Americans are generous. A majority of Americans give money to charity. But due to a 2017 change in the tax laws, few Americans have been able to take a tax deduction for those donations, Now, under the recently enacted CARES Act, the charitable deduction window has been opened again for most American taxpayers. But only slightly. Here are the details.
Section 2204 of the CARES Act allows eligible individual taxpayers to deduct up to $300 of qualified charitable contributions made during the taxable year.
- Only cash donations are deductible. Donations of clothing, stock or automobiles won’t qualify).
- Taxpayers who itemize their deductions can’t take the new $300 deduction. On the other hand, if you are among the vast majority of taxpayers who take the standard deduction you can claim this new $300 reduction in taxable income.
- Gifts to a donor-advised-fund account do not qualify. Nor does money given to so-called 509(a)(3) supporting organizations.

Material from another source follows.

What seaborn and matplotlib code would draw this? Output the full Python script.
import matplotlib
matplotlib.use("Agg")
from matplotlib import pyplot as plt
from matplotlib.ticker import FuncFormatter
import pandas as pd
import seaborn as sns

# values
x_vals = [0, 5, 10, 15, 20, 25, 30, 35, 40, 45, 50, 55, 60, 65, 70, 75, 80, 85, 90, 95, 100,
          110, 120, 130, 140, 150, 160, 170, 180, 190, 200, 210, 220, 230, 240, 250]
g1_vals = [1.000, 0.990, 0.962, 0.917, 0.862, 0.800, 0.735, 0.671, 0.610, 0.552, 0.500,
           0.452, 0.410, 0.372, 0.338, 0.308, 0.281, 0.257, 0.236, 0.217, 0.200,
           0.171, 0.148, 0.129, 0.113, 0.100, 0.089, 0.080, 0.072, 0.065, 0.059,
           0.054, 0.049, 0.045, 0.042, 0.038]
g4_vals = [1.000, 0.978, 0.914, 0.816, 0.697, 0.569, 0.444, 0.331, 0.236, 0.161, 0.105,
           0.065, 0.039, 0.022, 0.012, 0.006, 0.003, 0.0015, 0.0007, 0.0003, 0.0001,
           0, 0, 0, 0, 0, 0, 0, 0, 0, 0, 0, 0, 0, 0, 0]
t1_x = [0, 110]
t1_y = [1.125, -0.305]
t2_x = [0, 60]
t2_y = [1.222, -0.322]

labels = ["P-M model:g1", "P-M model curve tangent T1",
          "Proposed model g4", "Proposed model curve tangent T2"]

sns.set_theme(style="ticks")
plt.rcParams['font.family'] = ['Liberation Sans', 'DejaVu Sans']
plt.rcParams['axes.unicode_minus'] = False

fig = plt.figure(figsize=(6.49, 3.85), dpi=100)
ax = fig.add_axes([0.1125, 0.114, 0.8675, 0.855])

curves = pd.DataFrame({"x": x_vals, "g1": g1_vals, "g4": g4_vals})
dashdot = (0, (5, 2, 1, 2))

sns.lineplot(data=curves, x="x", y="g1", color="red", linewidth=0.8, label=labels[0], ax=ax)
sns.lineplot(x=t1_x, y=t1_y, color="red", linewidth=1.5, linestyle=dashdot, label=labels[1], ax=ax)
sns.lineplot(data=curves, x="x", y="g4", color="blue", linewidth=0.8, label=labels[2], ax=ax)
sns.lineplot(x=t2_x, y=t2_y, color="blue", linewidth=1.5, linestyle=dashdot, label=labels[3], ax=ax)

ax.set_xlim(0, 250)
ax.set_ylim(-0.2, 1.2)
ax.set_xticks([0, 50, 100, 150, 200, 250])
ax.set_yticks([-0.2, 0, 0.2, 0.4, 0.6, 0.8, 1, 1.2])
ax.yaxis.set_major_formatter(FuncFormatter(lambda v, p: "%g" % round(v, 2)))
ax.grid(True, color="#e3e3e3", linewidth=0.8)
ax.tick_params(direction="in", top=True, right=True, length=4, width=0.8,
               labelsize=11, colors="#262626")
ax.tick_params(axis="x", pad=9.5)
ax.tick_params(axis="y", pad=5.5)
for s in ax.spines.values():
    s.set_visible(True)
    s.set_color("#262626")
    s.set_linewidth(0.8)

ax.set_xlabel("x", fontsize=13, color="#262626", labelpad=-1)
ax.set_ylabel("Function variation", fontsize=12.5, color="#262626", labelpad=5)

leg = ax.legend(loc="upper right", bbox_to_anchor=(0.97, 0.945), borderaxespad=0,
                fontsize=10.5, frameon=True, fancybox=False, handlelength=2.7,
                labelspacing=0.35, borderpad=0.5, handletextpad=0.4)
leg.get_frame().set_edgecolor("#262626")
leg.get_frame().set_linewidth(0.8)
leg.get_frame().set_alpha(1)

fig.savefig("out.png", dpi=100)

- No special form will be required. Taxpayers should be able to claim the deduction directly on their 1040 return. They should retain the receipt they get from the charity as proof of the donation.

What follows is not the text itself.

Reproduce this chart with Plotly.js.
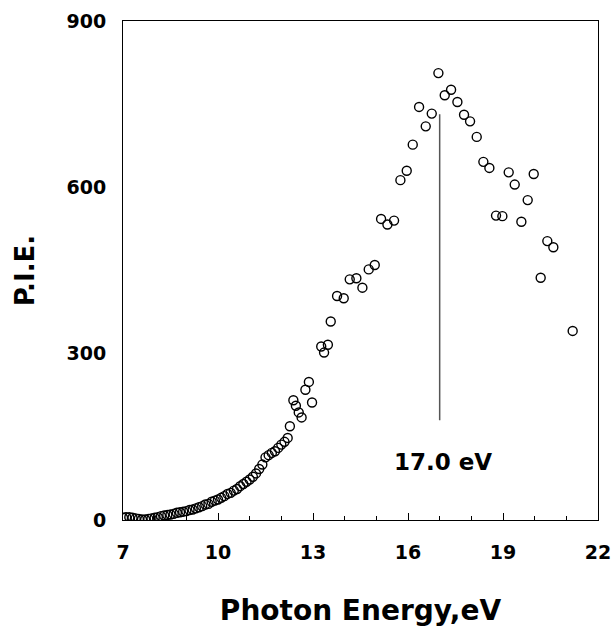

- The new charitable deduction does not apply to 2019 tax returns. If you take the standard deduction you can claim the new charitable deduction on the 2020 federal income tax return you file in 2021.
Can married couples filing a joint return claim $600 in deductions? This is not clear from the legislation. We will have to wait for IRS guidance on this question.

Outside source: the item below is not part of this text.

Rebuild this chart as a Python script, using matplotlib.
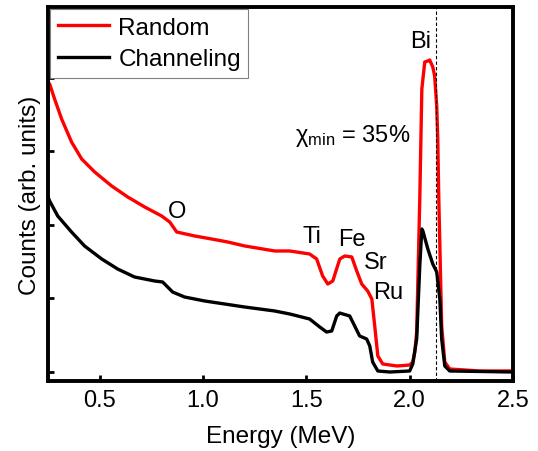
import matplotlib.pyplot as plt

plt.rcParams['font.family'] = ['Liberation Sans', 'DejaVu Sans']

# Random spectrum (energy in MeV, counts in arb. units)
random_energy = [0.25, 0.258, 0.282, 0.316, 0.364, 0.413, 0.476, 0.558, 0.636, 0.718,
                 0.800, 0.839, 0.873, 0.960, 1.042, 1.120, 1.202, 1.347, 1.420, 1.516,
                 1.550, 1.579, 1.604, 1.628, 1.662, 1.686, 1.720, 1.744, 1.768, 1.797,
                 1.817, 1.831, 1.846, 1.870, 1.938, 2.000, 2.015, 2.025, 2.034, 2.049,
                 2.059, 2.073, 2.088, 2.097, 2.112, 2.121, 2.131, 2.136, 2.141, 2.155,
                 2.170, 2.194, 2.339, 2.499]
random_counts = [3944, 3917, 3713, 3441, 3128, 2897, 2720, 2530, 2380, 2244,
                 2122, 2040, 1904, 1850, 1809, 1768, 1714, 1646, 1646, 1605,
                 1537, 1306, 1197, 1238, 1537, 1578, 1564, 1374, 1197, 1102,
                 993, 626, 218, 109, 82, 95, 136, 272, 544, 2353,
                 3849, 4216, 4230, 4243, 4148, 4026, 3618, 3169, 2353, 626,
                 136, 41, 14, 14]

# Channeling spectrum
chan_energy = [0.25, 0.258, 0.297, 0.364, 0.427, 0.510, 0.587, 0.669, 0.766, 0.805,
               0.853, 0.911, 1.008, 1.105, 1.202, 1.347, 1.420, 1.516, 1.565, 1.598,
               1.623, 1.647, 1.662, 1.710, 1.734, 1.758, 1.792, 1.807, 1.821, 1.846,
               1.904, 2.000, 2.015, 2.034, 2.049, 2.059, 2.064, 2.088, 2.112, 2.131,
               2.146, 2.155, 2.170, 2.194, 2.499]
chan_counts = [2380, 2326, 2122, 1904, 1714, 1537, 1401, 1292, 1238, 1224,
               1088, 1020, 966, 925, 884, 830, 789, 721, 612, 544,
               558, 762, 802, 762, 626, 490, 449, 354, 136, 14,
               0, 14, 109, 449, 1442, 1945, 1918, 1673, 1469, 1360,
               993, 449, 82, 14, 0]

surface_energy = 2.127

fig = plt.figure(figsize=(5.38, 4.52), dpi=100)
ax = fig.add_axes([0.0892, 0.1549, 0.8643, 0.8274])

ax.plot(random_energy, random_counts, color='red', lw=2.4, label='Random')
ax.plot(chan_energy, chan_counts, color='black', lw=2.4, label='Channeling')
ax.axvline(surface_energy, color='black', lw=0.8, ls=(0, (3, 2)))

ax.set_xlim(0.25, 2.5)
ax.set_ylim(-122, 4964)
ax.set_xticks([0.5, 1.0, 1.5, 2.0, 2.5])
ax.set_yticks([0, 1000, 2000, 3000, 4000])
ax.set_yticklabels([])
ax.tick_params(direction='in', length=4, width=2, labelsize=17, pad=6)
for s in ax.spines.values():
    s.set_linewidth(2.8)

ax.set_xlabel('Energy (MeV)', fontsize=17.5, labelpad=10)
ax.set_ylabel('Counts (arb. units)', fontsize=17.5, labelpad=-1)

fs = 17
ax.text(2.055, 4500, 'Bi', fontsize=fs, ha='center', va='center')
ax.text(1.724, 3223, r'$\mathregular{χ_{min}}$ = 35%', fontsize=fs, ha='center', va='center')
ax.text(0.873, 2190, 'O', fontsize=fs, ha='center', va='center')
ax.text(1.526, 1850, 'Ti', fontsize=fs, ha='center', va='center')
ax.text(1.72, 1810, 'Fe', fontsize=fs, ha='center', va='center')
ax.text(1.836, 1490, 'Sr', fontsize=fs, ha='center', va='center')
ax.text(1.894, 1090, 'Ru', fontsize=fs, ha='center', va='center')

leg = ax.legend(loc='upper left', fontsize=17.5, fancybox=False, framealpha=1,
                borderaxespad=0.1, handlelength=2.1, borderpad=0.3,
                labelspacing=0.4, handletextpad=0.4)
leg.get_frame().set_edgecolor('gray')
leg.get_frame().set_linewidth(0.8)

fig.savefig('out.png', dpi=100)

Remember that the new charitable deduction applies to tax returns for the 2020 tax year and after. So, you can’t use it on last year’s 2019 returns. And while the tax break is relatively small, it is enough to be worth claiming. For example, if you are a single taxpayer in the 22% tax bracket who contributed at least $300 in cash to a public charity in 2020 the deduction will save you $66. If you don’t need the money you save, you can always give it to charity.
Here is the specific text of Section 2204 of the CARES Act:
SEC. 2204. ALLOWANCE OF PARTIAL ABOVE THE LINE DEDUCTION
FOR CHARITABLE CONTRIBUTIONS.
(a) IN GENERAL.—Section 62(a) of the Internal Revenue Code
of 1986 is amended by inserting after paragraph (21) the following
new paragraph:
‘‘(22) CHARITABLE CONTRIBUTIONS.—In the case of taxable
years beginning in 2020, the amount (not to exceed $300)
of qualified charitable contributions made by an eligible individual
during the taxable year.’’.
(b) DEFINITIONS.—Section 62 of such Code is amended by adding
at the end the following new subsection:
‘‘(f) DEFINITIONS RELATING TO QUALIFIED CHARITABLE CONTRIBUTIONS.—
For purposes of subsection (a)(22)—
‘‘(1) ELIGIBLE INDIVIDUAL.—The term ‘eligible individual’
means any individual who does not elect to itemize deductions.
‘‘(2) QUALIFIED CHARITABLE CONTRIBUTIONS.—The term
‘qualified charitable contribution’ means a charitable contribution
(as defined in section 170(c))—
‘‘(A) which is made in cash,
‘‘(B) for which a deduction is allowable under section
170 (determined without regard to subsection (b) thereof),
and
‘‘(C) which is—
‘‘(i) made to an organization described in section
170(b)(1)(A), and
‘‘(ii) not—
‘‘(I) to an organization described in section
509(a)(3), or
‘‘(II) for the establishment of a new, or maintenance
of an existing, donor advised fund (as
defined in section 4966(d)(2)).
Such term shall not include any amount which is
treated as a charitable contribution made in such taxable
year by reason of subsection (b)(1)(G)(ii) or (d)(1)
of section 170.’’.
(c) EFFECTIVE DATE.—The amendments made by this section
shall apply to taxable years beginning after December 31, 2019.